Still, just barely over a month into this new season, the Sixers are trying to iron out the kinks in their lineup. With injuries to Richaun Holmes, Markelle Fultz, Jerryd Bayless and Justin Anderson over the course of the season so far, finding a set group of guys and defining their roles has been a tricky situation to maneuver.

Last season, Johnson started 77 games for the Boston Celtics during their campaign that ran all the way to the Eastern Conference finals. His one start in 14 games this season, with a cut in minutes per game, is a far cry from the level of use Johnson experienced just one year ago. But coming into this season, that was known. Johnson’s role would be to help guide his junior counterparts and chip in where he could.

So far, the deal is paying dividends on both ends.

“It’s huge for us,” Simmons said. “Having a guy come off the bench and play a role like that. As a vet, he’s one of the leaders. He comes in, plays hard, doesn’t ask for more minutes or anything like that. He’s a great player.”
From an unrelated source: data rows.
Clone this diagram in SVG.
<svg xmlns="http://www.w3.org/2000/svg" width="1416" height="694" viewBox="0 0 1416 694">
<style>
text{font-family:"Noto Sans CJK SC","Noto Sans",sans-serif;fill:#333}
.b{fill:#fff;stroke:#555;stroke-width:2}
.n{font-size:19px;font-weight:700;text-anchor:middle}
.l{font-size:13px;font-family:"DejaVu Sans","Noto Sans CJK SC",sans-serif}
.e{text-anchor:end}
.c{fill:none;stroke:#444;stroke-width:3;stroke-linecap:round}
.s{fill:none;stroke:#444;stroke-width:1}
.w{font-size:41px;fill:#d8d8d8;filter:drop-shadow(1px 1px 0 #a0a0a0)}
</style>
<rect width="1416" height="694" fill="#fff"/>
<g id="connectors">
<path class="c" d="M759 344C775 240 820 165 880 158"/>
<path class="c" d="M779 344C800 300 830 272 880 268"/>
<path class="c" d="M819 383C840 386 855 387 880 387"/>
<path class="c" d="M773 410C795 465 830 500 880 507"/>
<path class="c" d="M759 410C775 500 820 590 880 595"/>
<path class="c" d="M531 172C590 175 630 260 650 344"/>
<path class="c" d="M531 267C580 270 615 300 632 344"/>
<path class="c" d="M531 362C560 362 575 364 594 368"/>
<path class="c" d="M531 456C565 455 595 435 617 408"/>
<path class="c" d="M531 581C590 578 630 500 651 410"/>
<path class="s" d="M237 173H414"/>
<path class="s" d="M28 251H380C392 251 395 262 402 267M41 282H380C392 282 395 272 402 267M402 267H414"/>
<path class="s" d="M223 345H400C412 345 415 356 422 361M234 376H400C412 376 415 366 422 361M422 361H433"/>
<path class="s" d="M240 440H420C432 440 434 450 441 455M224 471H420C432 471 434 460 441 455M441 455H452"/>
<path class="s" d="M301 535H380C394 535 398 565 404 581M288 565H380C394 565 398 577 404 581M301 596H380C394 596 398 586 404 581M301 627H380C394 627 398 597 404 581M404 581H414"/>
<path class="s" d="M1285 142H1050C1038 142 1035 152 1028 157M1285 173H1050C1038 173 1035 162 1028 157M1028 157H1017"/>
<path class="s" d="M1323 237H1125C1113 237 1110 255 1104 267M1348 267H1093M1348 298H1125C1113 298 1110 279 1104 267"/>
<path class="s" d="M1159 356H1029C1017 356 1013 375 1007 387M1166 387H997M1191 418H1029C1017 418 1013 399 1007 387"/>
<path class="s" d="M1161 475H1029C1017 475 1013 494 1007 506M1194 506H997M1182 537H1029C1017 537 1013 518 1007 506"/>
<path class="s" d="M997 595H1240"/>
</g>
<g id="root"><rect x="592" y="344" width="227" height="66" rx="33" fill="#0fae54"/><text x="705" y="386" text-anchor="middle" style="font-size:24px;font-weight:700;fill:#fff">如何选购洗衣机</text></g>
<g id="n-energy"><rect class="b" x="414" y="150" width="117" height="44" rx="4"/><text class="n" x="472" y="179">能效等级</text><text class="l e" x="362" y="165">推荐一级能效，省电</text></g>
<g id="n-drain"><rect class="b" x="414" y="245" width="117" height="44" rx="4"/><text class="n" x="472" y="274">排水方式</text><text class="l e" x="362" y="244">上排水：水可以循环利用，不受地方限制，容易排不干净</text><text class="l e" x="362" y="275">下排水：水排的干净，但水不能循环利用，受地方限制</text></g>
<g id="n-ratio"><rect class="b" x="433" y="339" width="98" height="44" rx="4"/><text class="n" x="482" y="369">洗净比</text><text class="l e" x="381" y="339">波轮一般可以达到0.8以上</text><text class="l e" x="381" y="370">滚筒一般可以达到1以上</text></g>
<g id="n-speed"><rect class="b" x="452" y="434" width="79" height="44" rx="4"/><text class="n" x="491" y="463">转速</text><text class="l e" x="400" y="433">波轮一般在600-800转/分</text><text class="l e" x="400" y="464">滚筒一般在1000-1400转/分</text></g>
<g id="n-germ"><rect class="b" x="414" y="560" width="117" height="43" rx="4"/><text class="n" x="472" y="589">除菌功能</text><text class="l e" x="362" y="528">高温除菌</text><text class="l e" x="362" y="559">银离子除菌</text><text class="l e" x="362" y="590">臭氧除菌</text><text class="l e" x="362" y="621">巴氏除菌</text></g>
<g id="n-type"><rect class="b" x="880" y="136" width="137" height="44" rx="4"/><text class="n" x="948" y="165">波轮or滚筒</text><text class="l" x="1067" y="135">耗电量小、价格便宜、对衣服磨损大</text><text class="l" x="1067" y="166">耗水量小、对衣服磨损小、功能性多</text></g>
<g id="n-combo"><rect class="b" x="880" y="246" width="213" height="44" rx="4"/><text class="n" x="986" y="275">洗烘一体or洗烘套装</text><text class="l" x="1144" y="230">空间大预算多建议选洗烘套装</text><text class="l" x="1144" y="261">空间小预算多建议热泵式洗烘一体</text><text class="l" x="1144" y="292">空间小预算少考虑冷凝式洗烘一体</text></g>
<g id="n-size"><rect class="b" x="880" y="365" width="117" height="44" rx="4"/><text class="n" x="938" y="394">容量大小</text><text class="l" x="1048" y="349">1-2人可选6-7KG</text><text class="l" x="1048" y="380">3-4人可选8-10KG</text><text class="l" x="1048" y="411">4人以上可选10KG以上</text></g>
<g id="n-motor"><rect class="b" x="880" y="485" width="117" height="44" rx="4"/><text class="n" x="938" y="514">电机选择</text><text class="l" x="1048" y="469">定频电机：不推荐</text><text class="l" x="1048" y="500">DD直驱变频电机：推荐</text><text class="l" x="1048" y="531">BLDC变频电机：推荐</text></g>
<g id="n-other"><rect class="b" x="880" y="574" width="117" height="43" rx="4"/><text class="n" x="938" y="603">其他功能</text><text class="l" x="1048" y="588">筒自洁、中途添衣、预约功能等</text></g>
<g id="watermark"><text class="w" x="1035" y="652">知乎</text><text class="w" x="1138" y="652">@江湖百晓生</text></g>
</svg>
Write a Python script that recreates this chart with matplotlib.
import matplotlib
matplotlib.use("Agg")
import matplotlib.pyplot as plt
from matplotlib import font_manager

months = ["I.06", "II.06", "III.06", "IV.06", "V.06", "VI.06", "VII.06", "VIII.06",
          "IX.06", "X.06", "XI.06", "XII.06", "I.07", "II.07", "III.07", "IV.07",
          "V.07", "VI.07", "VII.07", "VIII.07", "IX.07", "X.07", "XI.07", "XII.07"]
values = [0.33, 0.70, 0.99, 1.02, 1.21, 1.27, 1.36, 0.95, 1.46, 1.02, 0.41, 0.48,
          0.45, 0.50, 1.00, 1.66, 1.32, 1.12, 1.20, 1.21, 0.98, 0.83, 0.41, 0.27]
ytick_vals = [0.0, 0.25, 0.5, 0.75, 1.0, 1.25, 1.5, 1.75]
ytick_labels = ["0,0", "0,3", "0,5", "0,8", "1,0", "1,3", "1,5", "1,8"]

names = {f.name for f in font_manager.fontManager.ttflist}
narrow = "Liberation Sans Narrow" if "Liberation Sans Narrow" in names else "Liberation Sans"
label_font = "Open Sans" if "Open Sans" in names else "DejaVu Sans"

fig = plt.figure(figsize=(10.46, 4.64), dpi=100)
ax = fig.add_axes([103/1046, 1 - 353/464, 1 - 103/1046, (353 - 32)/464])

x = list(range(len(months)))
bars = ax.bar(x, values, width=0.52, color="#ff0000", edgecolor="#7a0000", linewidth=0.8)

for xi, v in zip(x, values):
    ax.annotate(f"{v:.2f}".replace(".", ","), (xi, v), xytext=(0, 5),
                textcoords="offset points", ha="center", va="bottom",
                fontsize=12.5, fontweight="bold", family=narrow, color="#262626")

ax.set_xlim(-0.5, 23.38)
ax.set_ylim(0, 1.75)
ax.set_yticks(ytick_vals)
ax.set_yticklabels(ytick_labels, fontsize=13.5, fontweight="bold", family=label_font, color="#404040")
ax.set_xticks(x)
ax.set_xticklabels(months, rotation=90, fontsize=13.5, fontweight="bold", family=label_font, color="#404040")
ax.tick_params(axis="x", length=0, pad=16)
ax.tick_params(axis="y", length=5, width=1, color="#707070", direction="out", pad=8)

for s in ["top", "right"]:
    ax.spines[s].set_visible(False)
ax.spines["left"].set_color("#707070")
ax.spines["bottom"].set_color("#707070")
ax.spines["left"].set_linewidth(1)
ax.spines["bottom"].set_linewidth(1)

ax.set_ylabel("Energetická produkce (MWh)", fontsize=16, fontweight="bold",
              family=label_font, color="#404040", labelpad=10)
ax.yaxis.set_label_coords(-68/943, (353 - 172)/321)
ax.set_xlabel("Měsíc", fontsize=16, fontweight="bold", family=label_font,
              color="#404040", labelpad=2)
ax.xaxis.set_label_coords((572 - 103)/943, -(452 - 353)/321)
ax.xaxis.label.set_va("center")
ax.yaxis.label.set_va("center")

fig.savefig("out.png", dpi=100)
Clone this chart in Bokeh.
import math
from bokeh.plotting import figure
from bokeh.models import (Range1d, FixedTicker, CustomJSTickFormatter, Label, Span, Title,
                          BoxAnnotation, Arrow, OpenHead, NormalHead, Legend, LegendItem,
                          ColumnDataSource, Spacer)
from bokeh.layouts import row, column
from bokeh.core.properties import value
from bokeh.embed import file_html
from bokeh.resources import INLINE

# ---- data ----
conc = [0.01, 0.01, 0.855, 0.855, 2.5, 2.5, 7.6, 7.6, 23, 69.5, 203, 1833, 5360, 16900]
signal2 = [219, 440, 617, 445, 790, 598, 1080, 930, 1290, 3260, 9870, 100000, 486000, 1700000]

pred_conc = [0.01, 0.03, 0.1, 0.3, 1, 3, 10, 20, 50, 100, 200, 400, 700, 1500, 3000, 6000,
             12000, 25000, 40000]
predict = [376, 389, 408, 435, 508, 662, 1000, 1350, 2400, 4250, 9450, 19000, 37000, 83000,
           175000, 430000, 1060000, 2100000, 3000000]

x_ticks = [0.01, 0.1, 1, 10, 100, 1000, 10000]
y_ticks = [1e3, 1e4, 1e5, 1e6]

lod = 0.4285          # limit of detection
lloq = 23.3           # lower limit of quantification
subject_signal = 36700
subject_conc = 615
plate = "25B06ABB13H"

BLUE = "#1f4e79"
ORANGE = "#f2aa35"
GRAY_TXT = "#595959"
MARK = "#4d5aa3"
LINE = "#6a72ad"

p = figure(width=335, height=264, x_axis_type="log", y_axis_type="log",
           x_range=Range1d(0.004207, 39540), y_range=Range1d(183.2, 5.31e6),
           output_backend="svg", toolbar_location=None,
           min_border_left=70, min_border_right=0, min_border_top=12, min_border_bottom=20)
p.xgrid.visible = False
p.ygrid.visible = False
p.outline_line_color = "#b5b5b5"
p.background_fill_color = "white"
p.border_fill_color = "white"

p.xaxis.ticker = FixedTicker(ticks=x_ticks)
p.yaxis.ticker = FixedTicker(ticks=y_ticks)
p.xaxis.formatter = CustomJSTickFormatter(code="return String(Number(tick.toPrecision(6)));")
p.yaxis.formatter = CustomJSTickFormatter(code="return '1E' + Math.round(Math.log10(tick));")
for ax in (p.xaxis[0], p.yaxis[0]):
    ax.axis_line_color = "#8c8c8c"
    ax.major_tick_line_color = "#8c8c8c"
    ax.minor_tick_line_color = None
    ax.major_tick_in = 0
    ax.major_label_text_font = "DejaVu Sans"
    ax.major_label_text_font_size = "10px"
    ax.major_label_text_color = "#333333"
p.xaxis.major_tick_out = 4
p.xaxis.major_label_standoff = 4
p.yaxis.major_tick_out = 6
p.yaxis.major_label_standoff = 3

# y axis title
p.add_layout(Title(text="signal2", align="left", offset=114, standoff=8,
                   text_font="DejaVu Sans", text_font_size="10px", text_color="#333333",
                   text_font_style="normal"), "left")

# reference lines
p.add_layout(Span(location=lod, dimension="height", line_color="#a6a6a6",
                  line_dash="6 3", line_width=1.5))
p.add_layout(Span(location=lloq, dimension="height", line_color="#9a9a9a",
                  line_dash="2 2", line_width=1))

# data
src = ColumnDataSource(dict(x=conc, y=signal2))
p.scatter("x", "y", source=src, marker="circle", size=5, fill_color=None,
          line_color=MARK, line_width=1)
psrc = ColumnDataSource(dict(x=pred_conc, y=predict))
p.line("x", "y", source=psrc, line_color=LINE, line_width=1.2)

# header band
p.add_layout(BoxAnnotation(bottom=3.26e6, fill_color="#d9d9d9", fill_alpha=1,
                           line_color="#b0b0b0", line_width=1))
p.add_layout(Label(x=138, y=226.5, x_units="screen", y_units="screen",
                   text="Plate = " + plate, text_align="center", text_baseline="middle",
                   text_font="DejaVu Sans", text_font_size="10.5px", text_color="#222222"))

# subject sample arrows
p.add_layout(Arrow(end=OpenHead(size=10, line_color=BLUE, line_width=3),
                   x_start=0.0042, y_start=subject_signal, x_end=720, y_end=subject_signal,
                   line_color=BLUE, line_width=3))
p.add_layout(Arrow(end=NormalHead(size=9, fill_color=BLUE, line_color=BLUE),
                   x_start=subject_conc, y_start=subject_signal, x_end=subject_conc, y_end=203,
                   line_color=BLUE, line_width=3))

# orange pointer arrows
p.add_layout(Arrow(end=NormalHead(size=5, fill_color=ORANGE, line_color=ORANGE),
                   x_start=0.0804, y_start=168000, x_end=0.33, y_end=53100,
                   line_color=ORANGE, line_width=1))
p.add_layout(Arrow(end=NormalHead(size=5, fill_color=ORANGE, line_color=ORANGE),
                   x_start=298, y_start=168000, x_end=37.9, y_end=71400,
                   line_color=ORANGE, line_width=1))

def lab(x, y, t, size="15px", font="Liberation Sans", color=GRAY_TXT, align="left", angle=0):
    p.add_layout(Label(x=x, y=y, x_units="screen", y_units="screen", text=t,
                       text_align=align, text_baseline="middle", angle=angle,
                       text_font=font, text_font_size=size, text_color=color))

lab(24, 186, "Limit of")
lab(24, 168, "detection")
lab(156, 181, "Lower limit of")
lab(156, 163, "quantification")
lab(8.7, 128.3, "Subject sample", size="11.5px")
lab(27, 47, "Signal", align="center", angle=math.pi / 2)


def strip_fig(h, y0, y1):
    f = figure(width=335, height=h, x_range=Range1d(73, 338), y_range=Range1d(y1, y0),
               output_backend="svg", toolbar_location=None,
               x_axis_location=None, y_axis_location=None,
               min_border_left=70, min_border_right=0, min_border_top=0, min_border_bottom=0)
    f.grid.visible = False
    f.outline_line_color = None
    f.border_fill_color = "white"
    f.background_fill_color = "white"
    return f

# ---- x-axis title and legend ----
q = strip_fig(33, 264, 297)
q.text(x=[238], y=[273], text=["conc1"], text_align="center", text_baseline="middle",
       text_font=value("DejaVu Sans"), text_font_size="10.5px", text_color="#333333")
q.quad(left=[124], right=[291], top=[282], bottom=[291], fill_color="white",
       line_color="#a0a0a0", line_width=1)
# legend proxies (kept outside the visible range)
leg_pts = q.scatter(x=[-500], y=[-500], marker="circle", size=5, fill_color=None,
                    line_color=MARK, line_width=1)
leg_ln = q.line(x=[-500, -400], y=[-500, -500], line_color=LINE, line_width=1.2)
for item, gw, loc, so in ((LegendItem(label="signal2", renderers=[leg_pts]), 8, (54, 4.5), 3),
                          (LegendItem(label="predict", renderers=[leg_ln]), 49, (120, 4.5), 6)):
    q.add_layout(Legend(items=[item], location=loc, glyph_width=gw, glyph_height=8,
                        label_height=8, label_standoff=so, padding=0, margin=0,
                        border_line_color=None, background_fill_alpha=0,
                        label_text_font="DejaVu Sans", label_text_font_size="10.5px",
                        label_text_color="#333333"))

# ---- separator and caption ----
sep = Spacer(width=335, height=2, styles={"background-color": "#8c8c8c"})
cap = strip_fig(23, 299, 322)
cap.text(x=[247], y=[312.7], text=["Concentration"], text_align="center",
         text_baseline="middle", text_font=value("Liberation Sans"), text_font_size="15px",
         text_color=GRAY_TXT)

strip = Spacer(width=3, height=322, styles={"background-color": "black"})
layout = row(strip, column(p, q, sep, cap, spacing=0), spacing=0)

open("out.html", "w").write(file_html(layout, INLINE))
In a game that featured the absence of Jazz star center Rudy Gobert, Johnson was able to make his presence more prevalent during his reserve minutes. Along with his four blocks, Johnson had a game-high 15 contested two-point shots. As a team, Utah shot just 35.3 percent from the field.

Backing up a superstar in the making in Embiid, Johnson has limited time to let it be known that he’s still around. That situation is magnified on nights that Holmes is seeing extended run as well. But in his 13th season in the league, Johnson knows a thing or two about finding ways to be effective and efficient.

“Finding my way on the floor, knowing the amount of time I have, just finding ways I can help my teammates,” Johnson said. “I watch a lot of film. Just for me to find open spots, set screens, and the biggest part that I can help this team out, is just play defense and grabbing rebounds.”

On the nights where Johnson doesn’t get his number called — a la games against the Warriors and other small-ball teams — the veteran just continues to do what he was brought in to do in the first place, lead by example.

“Just sticking to my routine,” Johnson said. “Being mentally prepared, getting my teammates ready, just being a professional, doing all kind of things to prepare for a game.”

After being around the come up in Boston, Johnson knows there are bigger things at stake for the Sixers than a few minutes here and there on the court. To him, winning is the only thing that matters.

“When you don’t play and you win, man it’s like and that’s all that matters,” Johnson said. “We’re here to try and do one goal, and that’s win games and make the playoffs, and go from there on.”

Whether he’s on the bench waving a towel, or on the court making a play, Johnson will continue to lead a young group of talented players by example, hopefully culminating in a trip to the playoffs.

“He is a legitimate pro, on and off the court,” Brown said. “He’s a wonderful teammate.”